A: The price of all cattle sold by the approximate 800,000 U.S. cattle farmers and ranchers, regardless of the age of the cattle, is tied to the open market where slaughter-ready cattle are sold to packers. This open market is established by the declining number of independent feeders that sell to packers on the open market. Therefore, when packers lower the open market price for slaughter-ready cattle, they indirectly lower the price for all classes of cattle sold by all cattle producers. For
example, cow/calf producers are indirectly impacted as the reduced prices for slaughter-ready cattle are partially transferred back to feeder cattle and to cow/calf producers. In addition, the risk of not being able to timely access the market drives independent feeders out of the business and increases the problem. This is why all cattlemen have an enormous stake in restoring competition to the market for slaughter-ready cattle.
Q: What is at stake here for the entire U.S. cattle industry?
A: The stakes are worth billions. For example, when packers use these anti-competitive practices to reduce slaughter-ready cattle prices by only 3.5 cents per pound (about $42 per head), the result is a direct, annual transfer of over $1 billion in profits from the approximate 800,000 U.S. beef cattle producers and into the hands of the four largest U.S. packers. This takes money out of U.S. cattle production areas, which tend to be economically depressed, and transfers the profits to international financial centers.
Q: Do you have evidence that shows the packers are actually using anti-competitive practices to directly lower slaughter-ready cattle prices?
A: Yes. A stark example occurred in February 2006 when all four major meatpackers Tyson, Cargill, Swift & Co., and the National Beef Packing Co. withdrew from the open market in the Southern Plains for an unprecedented period of about two weeks. The packers made minimal, to no, purchases in the open market, relying on their packer-owned and un-priced forward-contracted cattle to keep their plants running rather than participating in the open market. As a result of the packers shunning the open market, average prices for fed cattle fell 4.7 cents per pound (a loss of over $56 per head) during the month of February as compared to January.
Q: Evidence is one thing, but do you have any proof that the anti-competitive practices of the packers are financially harming U.S. cattle farmers and ranchers?
A: Yes. There are two U.S. court cases in which the facts proved that packers manipulated cattle prices to the detriment of U.S. cattle producers:
In Pickett v Tyson, producers complained that packers used anti-competitive forward contracts to manipulate cattle prices. The jury found that producers lost $1.28 billion as a result of the packers practice and awarded this amount to producers. This jury award was later overturned on technical grounds, but not the jurys finding that the packers had indeed manipulated cattle prices.

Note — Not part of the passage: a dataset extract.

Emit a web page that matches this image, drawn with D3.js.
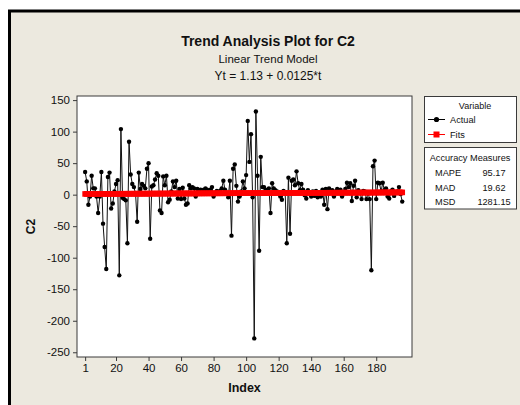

In Schumacher et al. v Tyson et al., cattle producers complained that the major packers used inaccurately reported boxed beef prices to manipulate the price of cattle they purchased from producers. The court agreed and awarded damages to the producers in the amount of $9.25 million.
Q: What reforms are needed to restore competition in the U.S. cattle market while still preserving options for farmers and ranchers to efficiently and profitably market their cattle?
A: We need to update the 80-year-old Packers and Stockyards Act that protects cattle farmers and ranchers from unfair and deceptive practices of the packers in order to reflect todays market conditions and practices. S.622 and H.R.2135 do this. We also need to prohibit the practice of forward contracting without a price. S.1017 and H.R.2213 do this. And we need to limit the practice of packer ownership of cattle long before the cattle are ready for slaughter. S.305 does this. Finally we need to protect the open market from further erosion. S.786 does this.
This package of reforms would restore robust competition to the U.S. cattle market, thus preserving opportunity, entrepreneurship and prosperity for U.S. cattle farmers and ranchers.